Manufacturing Marketing Strategies

Manufacturers can employ marketing strategies to boost interest in their products.
Manufacturers can employ marketing strategies to boost interest in their products. (Image: Felipe Dupouy/Lifesize/Getty Images)

Manufacturers often leave the bulk of marketing efforts to distributors, resellers or retailers, in an effort to streamline the marketing process. Many manufacturers, however, instead develop marketing collateral for products and offer cooperative programs to share advertising costs. Despite the tendency to leave marketing to downstream entities (those closer to final sales to end users), manufacturers can employ a number of marketing strategies.

Social Marketing

Billions of people use social media and social networking sites, and many of them log in daily. While retailers and prominent brands maintain active social media accounts, manufacturers can benefit from the social media movement as well. Manufacturers that produce consumer goods might focus on social networking on Facebook and video streaming on YouTube as a way to interact with customers and showcase new or forthcoming products. Cross-linking or creating reciprocal links between social media sites and your website or product pages can help to generate interest and engagement, as well as create organic traffic.

Content Marketing

Content marketing, while dovetailing with social marketing, can function as an independent strategy for manufacturers. In many ways, manufacturers are the experts on their product's strengths and weaknesses, as well as the processes used to create those products. This positions them well to create, or guide the creation of, video content, which they do more than any other type of content creation. The same expertise that lends itself to video content creation also lends itself to the creation of written content, such as white papers or blogs, that can help secure a perception of the manufacturer as an expert or thought-leader.

Trade Shows

Trade shows offer a tried-and-true marketing strategy for manufacturers. The shows provide an opportunity for the manufacturer to highlight products and let potential buyers see the products in action. Manufacturers can now communicate their upcoming presence at events much more easily and economically through social media and even dialogue with potential customers ahead of time to help drum up interest. This informal dialogue functions as a kind of pre-marketing effort to smooth the way for the more direct marketing that occurs at the trade show itself.

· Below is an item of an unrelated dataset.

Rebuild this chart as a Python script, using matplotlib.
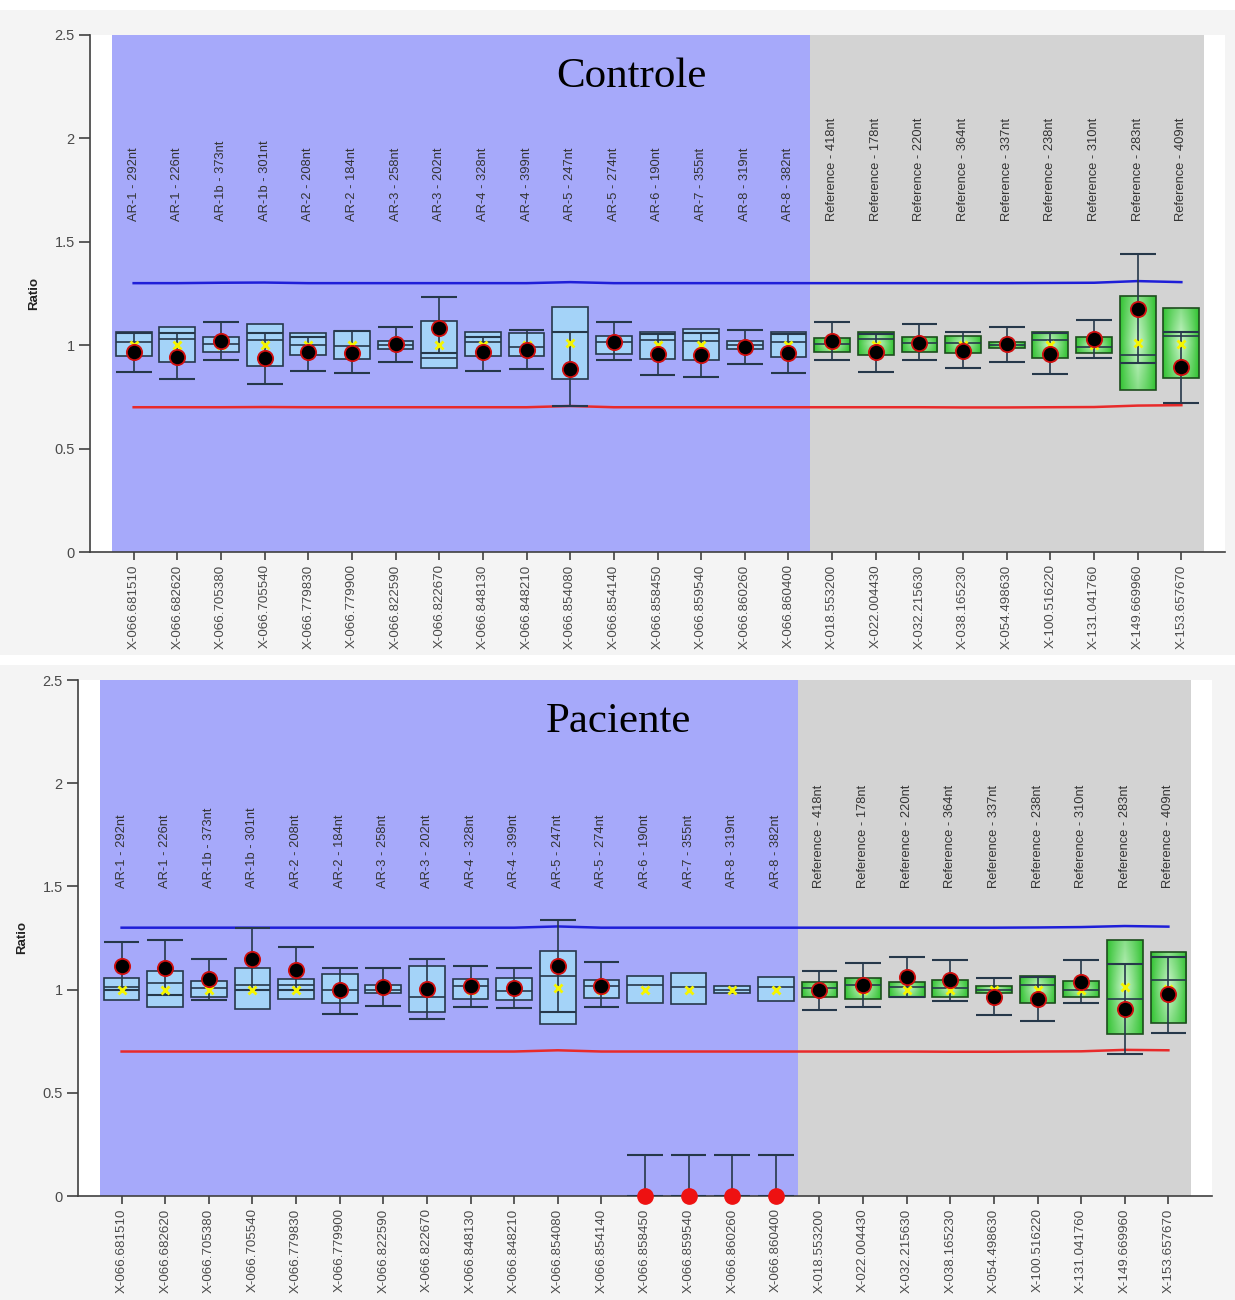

The marketing strategy choice a manufacture selects should align with its target customers. A manufacturer that builds industrial equipment, for example, can probably expect better results from content marketing, as purchasing managers that need information comprise the target customer for those products. A nutritional supplement company that sells directly to consumers, by contrast, can probably expect to get better traction from a strong social media presence and the access it provides to friends of existing customers.